• [Recorded information]:
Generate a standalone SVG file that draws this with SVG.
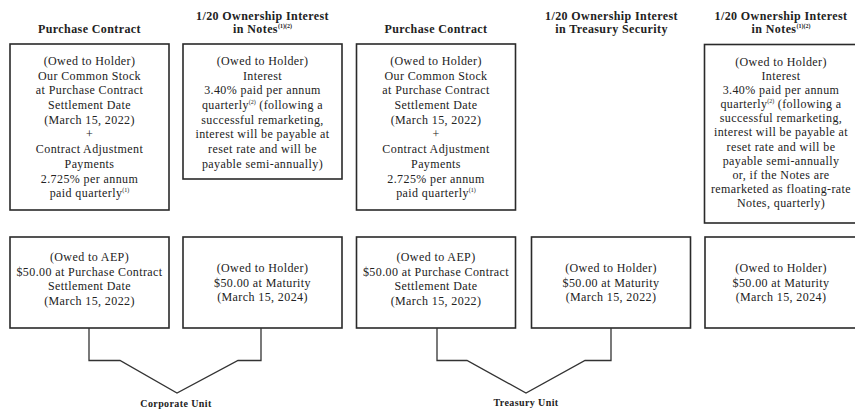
<svg xmlns="http://www.w3.org/2000/svg" width="855" height="412" viewBox="0 0 855 412">
<style>
.bg{fill:#fff}
.box{fill:#fff;stroke:#2a2a2a;stroke-width:1.6}
.t{font-family:"Liberation Serif","Times New Roman",serif;font-size:12px;letter-spacing:0.4px;fill:#222;text-anchor:middle}
.h{font-family:"Liberation Serif","Times New Roman",serif;font-size:12px;font-weight:bold;letter-spacing:0.4px;fill:#222;text-anchor:middle}
.u{font-family:"Liberation Serif","Times New Roman",serif;font-size:10px;font-weight:bold;letter-spacing:0.4px;fill:#222;text-anchor:middle}
.sup{font-size:6px;letter-spacing:0}
.conn{fill:none;stroke:#333;stroke-width:1.3}
</style>
<rect class="bg" x="0" y="0" width="855" height="412"/>

<g id="headers">
<text class="h" x="89.5" y="33">Purchase Contract</text>
<text class="h" x="262.5" y="20">1/20 Ownership Interest</text>
<text class="h" x="262.5" y="33">in Notes<tspan class="sup" dy="-5">(1)(2)</tspan></text>
<text class="h" x="436" y="33">Purchase Contract</text>
<text class="h" x="611.5" y="20">1/20 Ownership Interest</text>
<text class="h" x="611.5" y="33">in Treasury Security</text>
<text class="h" x="781" y="20">1/20 Ownership Interest</text>
<text class="h" x="781" y="33">in Notes<tspan class="sup" dy="-5">(1)(2)</tspan></text>
</g>

<g id="pc1-top">
<rect class="box" x="10" y="44" width="159" height="166"/>
<text class="t" x="89.5" y="65">(Owed to Holder)</text>
<text class="t" x="89.5" y="79.5">Our Common Stock</text>
<text class="t" x="89.5" y="94.3">at Purchase Contract</text>
<text class="t" x="89.5" y="109">Settlement Date</text>
<text class="t" x="89.5" y="123.7">(March 15, 2022)</text>
<text class="t" x="89.5" y="138.4">+</text>
<text class="t" x="89.5" y="153.1">Contract Adjustment</text>
<text class="t" x="89.5" y="167.8">Payments</text>
<text class="t" x="89.5" y="182.5">2.725% per annum</text>
<text class="t" x="89.5" y="197.2">paid quarterly<tspan class="sup" dy="-5">(1)</tspan></text>
</g>

<g id="notes1-top">
<rect class="box" x="183" y="44" width="159" height="135"/>
<text class="t" x="262.5" y="65">(Owed to Holder)</text>
<text class="t" x="262.5" y="79.5">Interest</text>
<text class="t" x="262.5" y="94.2">3.40% paid per annum</text>
<text class="t" x="262.5" y="108.9">quarterly<tspan class="sup" dy="-5">(2)</tspan><tspan dy="5"> (following a</tspan></text>
<text class="t" x="262.5" y="123.6">successful remarketing,</text>
<text class="t" x="262.5" y="138.3">interest will be payable at</text>
<text class="t" x="262.5" y="153">reset rate and will be</text>
<text class="t" x="262.5" y="167.7">payable semi-annually)</text>
</g>

<g id="pc2-top">
<rect class="box" x="356.5" y="44" width="159" height="166"/>
<text class="t" x="436" y="65">(Owed to Holder)</text>
<text class="t" x="436" y="79.5">Our Common Stock</text>
<text class="t" x="436" y="94.3">at Purchase Contract</text>
<text class="t" x="436" y="109">Settlement Date</text>
<text class="t" x="436" y="123.7">(March 15, 2022)</text>
<text class="t" x="436" y="138.4">+</text>
<text class="t" x="436" y="153.1">Contract Adjustment</text>
<text class="t" x="436" y="167.8">Payments</text>
<text class="t" x="436" y="182.5">2.725% per annum</text>
<text class="t" x="436" y="197.2">paid quarterly<tspan class="sup" dy="-5">(1)</tspan></text>
</g>

<g id="notes2-top">
<rect class="box" x="704.5" y="44.5" width="159" height="178.5"/>
<text class="t" x="781" y="65.5">(Owed to Holder)</text>
<text class="t" x="781" y="79.5">Interest</text>
<text class="t" x="781" y="93.7">3.40% paid per annum</text>
<text class="t" x="781" y="107.9">quarterly<tspan class="sup" dy="-5">(2)</tspan><tspan dy="5"> (following a</tspan></text>
<text class="t" x="781" y="122.1">successful remarketing,</text>
<text class="t" x="781" y="136.3">interest will be payable at</text>
<text class="t" x="781" y="150.5">reset rate and will be</text>
<text class="t" x="781" y="164.7">payable semi-annually</text>
<text class="t" x="781" y="178.9">or, if the Notes are</text>
<text class="t" x="781" y="193.1">remarketed as floating-rate</text>
<text class="t" x="781" y="207.3">Notes, quarterly)</text>
</g>

<g id="pc1-bottom">
<rect class="box" x="10" y="237" width="159" height="91"/>
<text class="t" x="89.5" y="261">(Owed to AEP)</text>
<text class="t" x="89.5" y="275.7">$50.00 at Purchase Contract</text>
<text class="t" x="89.5" y="290.4">Settlement Date</text>
<text class="t" x="89.5" y="305.1">(March 15, 2022)</text>
</g>

<g id="notes1-bottom">
<rect class="box" x="183" y="237" width="159" height="91"/>
<text class="t" x="262.5" y="272">(Owed to Holder)</text>
<text class="t" x="262.5" y="286.7">$50.00 at Maturity</text>
<text class="t" x="262.5" y="301.4">(March 15, 2024)</text>
</g>

<g id="pc2-bottom">
<rect class="box" x="356.5" y="237" width="159" height="91"/>
<text class="t" x="436" y="261">(Owed to AEP)</text>
<text class="t" x="436" y="275.7">$50.00 at Purchase Contract</text>
<text class="t" x="436" y="290.4">Settlement Date</text>
<text class="t" x="436" y="305.1">(March 15, 2022)</text>
</g>

<g id="treasury-bottom">
<rect class="box" x="531.5" y="237" width="159" height="91"/>
<text class="t" x="611" y="272">(Owed to Holder)</text>
<text class="t" x="611" y="286.7">$50.00 at Maturity</text>
<text class="t" x="611" y="301.4">(March 15, 2022)</text>
</g>

<g id="notes2-bottom">
<rect class="box" x="705" y="237" width="159" height="91"/>
<text class="t" x="781" y="272">(Owed to Holder)</text>
<text class="t" x="781" y="286.7">$50.00 at Maturity</text>
<text class="t" x="781" y="301.4">(March 15, 2024)</text>
</g>

<g id="connectors">
<polyline class="conn" points="89,328 89,360.5 120,360.5 177,393 238,360.5 261,360.5 261,328"/>
<polyline class="conn" points="437,328 437,360.5 467,360.5 526,393 585,360.5 611,360.5 611,328"/>
</g>

<g id="corporate-unit">
<text class="u" x="176" y="407">Corporate Unit</text>
</g>
<g id="treasury-unit">
<text class="u" x="526" y="406">Treasury Unit</text>
</g>
</svg>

• [The request]: Every line of the data above should be quoted exactly. Omit the pictures.

• [Complete response]:
Generate a standalone SVG file that draws this with SVG.
<svg xmlns="http://www.w3.org/2000/svg" width="855" height="412" viewBox="0 0 855 412">
<style>
.bg{fill:#fff}
.box{fill:#fff;stroke:#2a2a2a;stroke-width:1.6}
.t{font-family:"Liberation Serif","Times New Roman",serif;font-size:12px;letter-spacing:0.4px;fill:#222;text-anchor:middle}
.h{font-family:"Liberation Serif","Times New Roman",serif;font-size:12px;font-weight:bold;letter-spacing:0.4px;fill:#222;text-anchor:middle}
.u{font-family:"Liberation Serif","Times New Roman",serif;font-size:10px;font-weight:bold;letter-spacing:0.4px;fill:#222;text-anchor:middle}
.sup{font-size:6px;letter-spacing:0}
.conn{fill:none;stroke:#333;stroke-width:1.3}
</style>
<rect class="bg" x="0" y="0" width="855" height="412"/>

<g id="headers">
<text class="h" x="89.5" y="33">Purchase Contract</text>
<text class="h" x="262.5" y="20">1/20 Ownership Interest</text>
<text class="h" x="262.5" y="33">in Notes<tspan class="sup" dy="-5">(1)(2)</tspan></text>
<text class="h" x="436" y="33">Purchase Contract</text>
<text class="h" x="611.5" y="20">1/20 Ownership Interest</text>
<text class="h" x="611.5" y="33">in Treasury Security</text>
<text class="h" x="781" y="20">1/20 Ownership Interest</text>
<text class="h" x="781" y="33">in Notes<tspan class="sup" dy="-5">(1)(2)</tspan></text>
</g>

<g id="pc1-top">
<rect class="box" x="10" y="44" width="159" height="166"/>
<text class="t" x="89.5" y="65">(Owed to Holder)</text>
<text class="t" x="89.5" y="79.5">Our Common Stock</text>
<text class="t" x="89.5" y="94.3">at Purchase Contract</text>
<text class="t" x="89.5" y="109">Settlement Date</text>
<text class="t" x="89.5" y="123.7">(March 15, 2022)</text>
<text class="t" x="89.5" y="138.4">+</text>
<text class="t" x="89.5" y="153.1">Contract Adjustment</text>
<text class="t" x="89.5" y="167.8">Payments</text>
<text class="t" x="89.5" y="182.5">2.725% per annum</text>
<text class="t" x="89.5" y="197.2">paid quarterly<tspan class="sup" dy="-5">(1)</tspan></text>
</g>

<g id="notes1-top">
<rect class="box" x="183" y="44" width="159" height="135"/>
<text class="t" x="262.5" y="65">(Owed to Holder)</text>
<text class="t" x="262.5" y="79.5">Interest</text>
<text class="t" x="262.5" y="94.2">3.40% paid per annum</text>
<text class="t" x="262.5" y="108.9">quarterly<tspan class="sup" dy="-5">(2)</tspan><tspan dy="5"> (following a</tspan></text>
<text class="t" x="262.5" y="123.6">successful remarketing,</text>
<text class="t" x="262.5" y="138.3">interest will be payable at</text>
<text class="t" x="262.5" y="153">reset rate and will be</text>
<text class="t" x="262.5" y="167.7">payable semi-annually)</text>
</g>

<g id="pc2-top">
<rect class="box" x="356.5" y="44" width="159" height="166"/>
<text class="t" x="436" y="65">(Owed to Holder)</text>
<text class="t" x="436" y="79.5">Our Common Stock</text>
<text class="t" x="436" y="94.3">at Purchase Contract</text>
<text class="t" x="436" y="109">Settlement Date</text>
<text class="t" x="436" y="123.7">(March 15, 2022)</text>
<text class="t" x="436" y="138.4">+</text>
<text class="t" x="436" y="153.1">Contract Adjustment</text>
<text class="t" x="436" y="167.8">Payments</text>
<text class="t" x="436" y="182.5">2.725% per annum</text>
<text class="t" x="436" y="197.2">paid quarterly<tspan class="sup" dy="-5">(1)</tspan></text>
</g>

<g id="notes2-top">
<rect class="box" x="704.5" y="44.5" width="159" height="178.5"/>
<text class="t" x="781" y="65.5">(Owed to Holder)</text>
<text class="t" x="781" y="79.5">Interest</text>
<text class="t" x="781" y="93.7">3.40% paid per annum</text>
<text class="t" x="781" y="107.9">quarterly<tspan class="sup" dy="-5">(2)</tspan><tspan dy="5"> (following a</tspan></text>
<text class="t" x="781" y="122.1">successful remarketing,</text>
<text class="t" x="781" y="136.3">interest will be payable at</text>
<text class="t" x="781" y="150.5">reset rate and will be</text>
<text class="t" x="781" y="164.7">payable semi-annually</text>
<text class="t" x="781" y="178.9">or, if the Notes are</text>
<text class="t" x="781" y="193.1">remarketed as floating-rate</text>
<text class="t" x="781" y="207.3">Notes, quarterly)</text>
</g>

<g id="pc1-bottom">
<rect class="box" x="10" y="237" width="159" height="91"/>
<text class="t" x="89.5" y="261">(Owed to AEP)</text>
<text class="t" x="89.5" y="275.7">$50.00 at Purchase Contract</text>
<text class="t" x="89.5" y="290.4">Settlement Date</text>
<text class="t" x="89.5" y="305.1">(March 15, 2022)</text>
</g>

<g id="notes1-bottom">
<rect class="box" x="183" y="237" width="159" height="91"/>
<text class="t" x="262.5" y="272">(Owed to Holder)</text>
<text class="t" x="262.5" y="286.7">$50.00 at Maturity</text>
<text class="t" x="262.5" y="301.4">(March 15, 2024)</text>
</g>

<g id="pc2-bottom">
<rect class="box" x="356.5" y="237" width="159" height="91"/>
<text class="t" x="436" y="261">(Owed to AEP)</text>
<text class="t" x="436" y="275.7">$50.00 at Purchase Contract</text>
<text class="t" x="436" y="290.4">Settlement Date</text>
<text class="t" x="436" y="305.1">(March 15, 2022)</text>
</g>

<g id="treasury-bottom">
<rect class="box" x="531.5" y="237" width="159" height="91"/>
<text class="t" x="611" y="272">(Owed to Holder)</text>
<text class="t" x="611" y="286.7">$50.00 at Maturity</text>
<text class="t" x="611" y="301.4">(March 15, 2022)</text>
</g>

<g id="notes2-bottom">
<rect class="box" x="705" y="237" width="159" height="91"/>
<text class="t" x="781" y="272">(Owed to Holder)</text>
<text class="t" x="781" y="286.7">$50.00 at Maturity</text>
<text class="t" x="781" y="301.4">(March 15, 2024)</text>
</g>

<g id="connectors">
<polyline class="conn" points="89,328 89,360.5 120,360.5 177,393 238,360.5 261,360.5 261,328"/>
<polyline class="conn" points="437,328 437,360.5 467,360.5 526,393 585,360.5 611,360.5 611,328"/>
</g>

<g id="corporate-unit">
<text class="u" x="176" y="407">Corporate Unit</text>
</g>
<g id="treasury-unit">
<text class="u" x="526" y="406">Treasury Unit</text>
</g>
</svg>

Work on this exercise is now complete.